What is needed: Using the listing below, please gather every line containing the word "this".

Available data:
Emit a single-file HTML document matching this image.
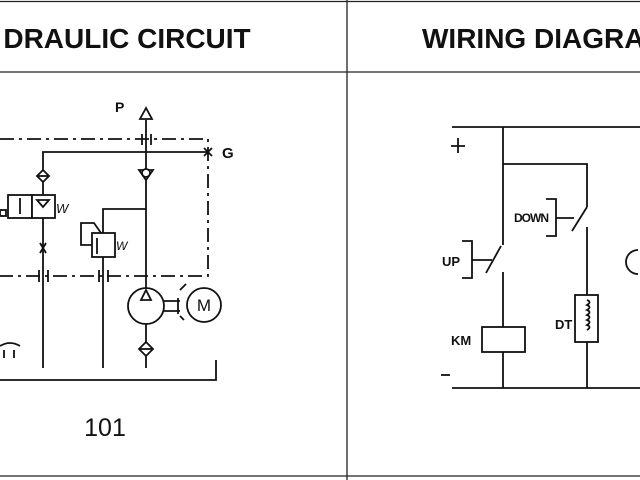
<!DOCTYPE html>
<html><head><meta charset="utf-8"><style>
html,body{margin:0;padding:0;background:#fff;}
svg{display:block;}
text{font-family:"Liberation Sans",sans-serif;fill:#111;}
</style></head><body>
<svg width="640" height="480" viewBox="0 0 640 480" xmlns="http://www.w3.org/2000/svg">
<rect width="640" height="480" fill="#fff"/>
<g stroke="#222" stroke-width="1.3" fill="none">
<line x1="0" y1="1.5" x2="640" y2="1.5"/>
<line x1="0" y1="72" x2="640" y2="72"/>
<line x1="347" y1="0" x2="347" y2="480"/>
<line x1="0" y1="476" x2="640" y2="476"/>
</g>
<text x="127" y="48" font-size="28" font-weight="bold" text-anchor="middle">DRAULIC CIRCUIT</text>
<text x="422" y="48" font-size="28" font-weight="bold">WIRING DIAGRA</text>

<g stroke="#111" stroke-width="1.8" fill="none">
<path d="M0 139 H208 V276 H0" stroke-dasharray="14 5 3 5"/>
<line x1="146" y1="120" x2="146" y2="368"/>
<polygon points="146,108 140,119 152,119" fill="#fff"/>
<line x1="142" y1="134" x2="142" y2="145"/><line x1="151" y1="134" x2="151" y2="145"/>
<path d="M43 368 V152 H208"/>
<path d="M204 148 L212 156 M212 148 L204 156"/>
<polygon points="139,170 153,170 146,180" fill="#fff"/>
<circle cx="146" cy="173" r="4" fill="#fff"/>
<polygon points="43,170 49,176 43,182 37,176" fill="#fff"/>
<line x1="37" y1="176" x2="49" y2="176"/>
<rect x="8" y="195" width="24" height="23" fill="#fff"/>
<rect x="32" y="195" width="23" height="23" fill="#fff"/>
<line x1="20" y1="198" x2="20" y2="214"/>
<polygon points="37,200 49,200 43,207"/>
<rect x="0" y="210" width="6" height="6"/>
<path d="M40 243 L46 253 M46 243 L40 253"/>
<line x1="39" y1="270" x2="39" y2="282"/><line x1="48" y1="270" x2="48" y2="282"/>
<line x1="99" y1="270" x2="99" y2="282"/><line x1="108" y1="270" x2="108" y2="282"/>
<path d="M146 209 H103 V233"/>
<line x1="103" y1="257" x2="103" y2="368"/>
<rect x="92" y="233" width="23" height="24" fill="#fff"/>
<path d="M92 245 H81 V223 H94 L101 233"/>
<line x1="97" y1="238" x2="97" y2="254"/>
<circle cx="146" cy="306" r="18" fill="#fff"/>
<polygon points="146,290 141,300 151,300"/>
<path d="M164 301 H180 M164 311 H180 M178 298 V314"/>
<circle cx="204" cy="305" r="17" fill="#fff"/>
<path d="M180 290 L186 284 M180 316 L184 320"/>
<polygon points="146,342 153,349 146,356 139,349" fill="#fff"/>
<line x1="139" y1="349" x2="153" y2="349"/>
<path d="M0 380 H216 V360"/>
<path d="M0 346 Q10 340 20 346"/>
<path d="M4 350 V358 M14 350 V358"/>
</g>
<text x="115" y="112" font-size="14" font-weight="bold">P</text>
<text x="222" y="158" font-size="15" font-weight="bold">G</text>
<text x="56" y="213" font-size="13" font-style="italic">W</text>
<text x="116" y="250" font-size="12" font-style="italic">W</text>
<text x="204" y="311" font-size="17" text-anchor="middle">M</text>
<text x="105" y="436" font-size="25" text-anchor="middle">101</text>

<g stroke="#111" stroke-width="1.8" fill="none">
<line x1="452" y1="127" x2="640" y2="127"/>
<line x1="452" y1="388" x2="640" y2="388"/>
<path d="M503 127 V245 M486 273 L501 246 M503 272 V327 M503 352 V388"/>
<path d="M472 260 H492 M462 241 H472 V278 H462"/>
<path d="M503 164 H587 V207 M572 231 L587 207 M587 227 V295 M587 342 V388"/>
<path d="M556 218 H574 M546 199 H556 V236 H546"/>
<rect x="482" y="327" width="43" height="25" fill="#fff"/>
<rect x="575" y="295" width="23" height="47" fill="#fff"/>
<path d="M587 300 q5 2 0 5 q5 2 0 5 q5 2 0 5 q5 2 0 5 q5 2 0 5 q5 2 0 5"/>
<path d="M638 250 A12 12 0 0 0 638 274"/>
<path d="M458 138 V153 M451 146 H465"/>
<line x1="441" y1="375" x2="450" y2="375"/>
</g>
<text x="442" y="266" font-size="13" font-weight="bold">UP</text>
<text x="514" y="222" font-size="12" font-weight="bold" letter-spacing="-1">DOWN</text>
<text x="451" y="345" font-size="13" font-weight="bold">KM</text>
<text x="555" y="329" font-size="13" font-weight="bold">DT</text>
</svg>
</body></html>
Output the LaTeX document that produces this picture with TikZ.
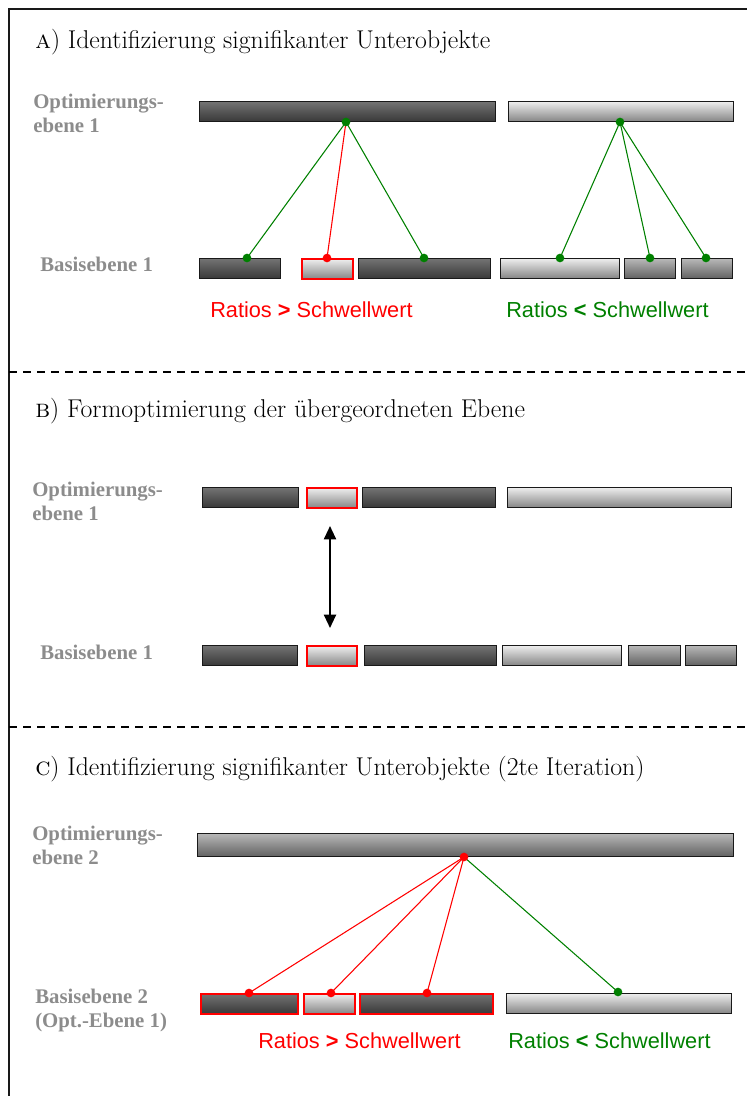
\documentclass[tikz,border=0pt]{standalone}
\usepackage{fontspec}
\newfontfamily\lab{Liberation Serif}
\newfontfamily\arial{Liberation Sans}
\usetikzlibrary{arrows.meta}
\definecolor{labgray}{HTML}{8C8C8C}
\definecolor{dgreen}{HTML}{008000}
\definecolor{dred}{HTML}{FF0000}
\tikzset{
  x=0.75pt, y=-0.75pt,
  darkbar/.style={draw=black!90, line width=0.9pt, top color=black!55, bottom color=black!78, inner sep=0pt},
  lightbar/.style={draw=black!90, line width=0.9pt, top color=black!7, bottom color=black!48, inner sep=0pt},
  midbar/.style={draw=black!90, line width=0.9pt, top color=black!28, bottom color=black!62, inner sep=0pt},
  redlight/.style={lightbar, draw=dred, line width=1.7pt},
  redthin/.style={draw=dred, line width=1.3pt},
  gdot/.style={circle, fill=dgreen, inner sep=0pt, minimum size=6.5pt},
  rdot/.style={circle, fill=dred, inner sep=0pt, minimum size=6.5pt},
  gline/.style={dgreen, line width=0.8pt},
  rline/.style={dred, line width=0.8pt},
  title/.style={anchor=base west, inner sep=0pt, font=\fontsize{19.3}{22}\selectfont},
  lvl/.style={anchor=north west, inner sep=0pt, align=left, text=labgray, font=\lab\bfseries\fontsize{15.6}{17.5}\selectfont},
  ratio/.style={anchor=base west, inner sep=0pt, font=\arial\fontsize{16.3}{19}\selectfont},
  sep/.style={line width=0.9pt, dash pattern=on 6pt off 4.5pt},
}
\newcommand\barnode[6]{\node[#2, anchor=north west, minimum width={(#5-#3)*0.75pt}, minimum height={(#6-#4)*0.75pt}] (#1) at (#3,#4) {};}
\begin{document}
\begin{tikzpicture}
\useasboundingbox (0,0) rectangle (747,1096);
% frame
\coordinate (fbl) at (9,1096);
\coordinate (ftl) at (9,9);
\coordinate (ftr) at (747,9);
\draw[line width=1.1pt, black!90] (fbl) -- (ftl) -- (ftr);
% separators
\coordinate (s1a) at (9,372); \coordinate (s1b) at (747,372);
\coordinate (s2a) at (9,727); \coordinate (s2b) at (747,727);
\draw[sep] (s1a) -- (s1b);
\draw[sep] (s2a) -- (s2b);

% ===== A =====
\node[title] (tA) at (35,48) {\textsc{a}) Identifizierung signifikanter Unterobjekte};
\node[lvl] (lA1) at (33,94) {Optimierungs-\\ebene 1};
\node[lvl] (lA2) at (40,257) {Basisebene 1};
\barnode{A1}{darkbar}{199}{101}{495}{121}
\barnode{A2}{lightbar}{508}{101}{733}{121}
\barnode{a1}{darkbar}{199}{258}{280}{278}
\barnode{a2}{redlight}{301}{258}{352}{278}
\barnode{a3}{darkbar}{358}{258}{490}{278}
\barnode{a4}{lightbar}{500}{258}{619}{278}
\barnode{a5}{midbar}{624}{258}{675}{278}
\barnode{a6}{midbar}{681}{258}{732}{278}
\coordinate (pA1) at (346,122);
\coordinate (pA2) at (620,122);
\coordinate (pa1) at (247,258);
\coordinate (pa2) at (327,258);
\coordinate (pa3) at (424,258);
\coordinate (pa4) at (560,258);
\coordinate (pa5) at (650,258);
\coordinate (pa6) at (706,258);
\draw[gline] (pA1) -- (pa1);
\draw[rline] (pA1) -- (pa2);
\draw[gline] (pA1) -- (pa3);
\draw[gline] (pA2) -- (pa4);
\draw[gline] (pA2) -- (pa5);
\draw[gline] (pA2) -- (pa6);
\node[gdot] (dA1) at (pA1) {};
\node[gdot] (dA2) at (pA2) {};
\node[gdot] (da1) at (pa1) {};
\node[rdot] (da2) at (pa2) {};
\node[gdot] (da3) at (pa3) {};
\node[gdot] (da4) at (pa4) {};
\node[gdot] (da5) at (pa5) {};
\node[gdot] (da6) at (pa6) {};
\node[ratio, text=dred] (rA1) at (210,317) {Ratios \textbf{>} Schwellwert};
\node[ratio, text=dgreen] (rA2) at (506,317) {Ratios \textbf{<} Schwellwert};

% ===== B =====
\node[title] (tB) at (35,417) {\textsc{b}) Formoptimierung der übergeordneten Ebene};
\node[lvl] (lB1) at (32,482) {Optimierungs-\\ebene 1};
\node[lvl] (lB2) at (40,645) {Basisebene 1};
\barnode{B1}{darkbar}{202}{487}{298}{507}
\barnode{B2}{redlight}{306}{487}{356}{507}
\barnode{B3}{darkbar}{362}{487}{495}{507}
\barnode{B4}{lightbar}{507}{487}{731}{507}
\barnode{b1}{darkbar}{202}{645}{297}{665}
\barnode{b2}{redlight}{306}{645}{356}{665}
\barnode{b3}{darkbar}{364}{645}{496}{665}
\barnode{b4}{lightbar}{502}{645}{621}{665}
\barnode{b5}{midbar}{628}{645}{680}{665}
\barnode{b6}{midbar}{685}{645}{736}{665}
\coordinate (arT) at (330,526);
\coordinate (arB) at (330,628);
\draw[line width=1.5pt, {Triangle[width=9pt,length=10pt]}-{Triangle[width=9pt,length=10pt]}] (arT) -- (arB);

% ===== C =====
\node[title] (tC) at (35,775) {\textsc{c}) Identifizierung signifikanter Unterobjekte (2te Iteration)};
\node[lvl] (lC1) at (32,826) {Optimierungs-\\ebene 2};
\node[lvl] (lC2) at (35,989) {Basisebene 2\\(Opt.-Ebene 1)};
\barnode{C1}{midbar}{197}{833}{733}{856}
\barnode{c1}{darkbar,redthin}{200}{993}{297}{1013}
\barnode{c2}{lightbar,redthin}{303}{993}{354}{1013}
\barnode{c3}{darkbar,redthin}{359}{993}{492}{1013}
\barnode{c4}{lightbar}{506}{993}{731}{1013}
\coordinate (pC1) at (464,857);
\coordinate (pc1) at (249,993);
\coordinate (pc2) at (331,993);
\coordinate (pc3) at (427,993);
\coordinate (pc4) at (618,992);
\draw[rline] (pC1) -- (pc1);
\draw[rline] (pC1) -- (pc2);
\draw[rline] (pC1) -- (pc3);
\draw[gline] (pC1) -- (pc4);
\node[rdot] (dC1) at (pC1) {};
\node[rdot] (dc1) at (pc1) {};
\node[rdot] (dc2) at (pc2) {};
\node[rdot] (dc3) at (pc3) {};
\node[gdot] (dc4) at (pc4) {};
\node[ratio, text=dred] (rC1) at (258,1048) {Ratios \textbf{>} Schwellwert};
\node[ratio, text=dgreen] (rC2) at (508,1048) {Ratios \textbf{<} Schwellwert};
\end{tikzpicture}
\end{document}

Solution to the problem:
Emit a single-file HTML document matching this image.
Output the LaTeX document that produces this picture with TikZ.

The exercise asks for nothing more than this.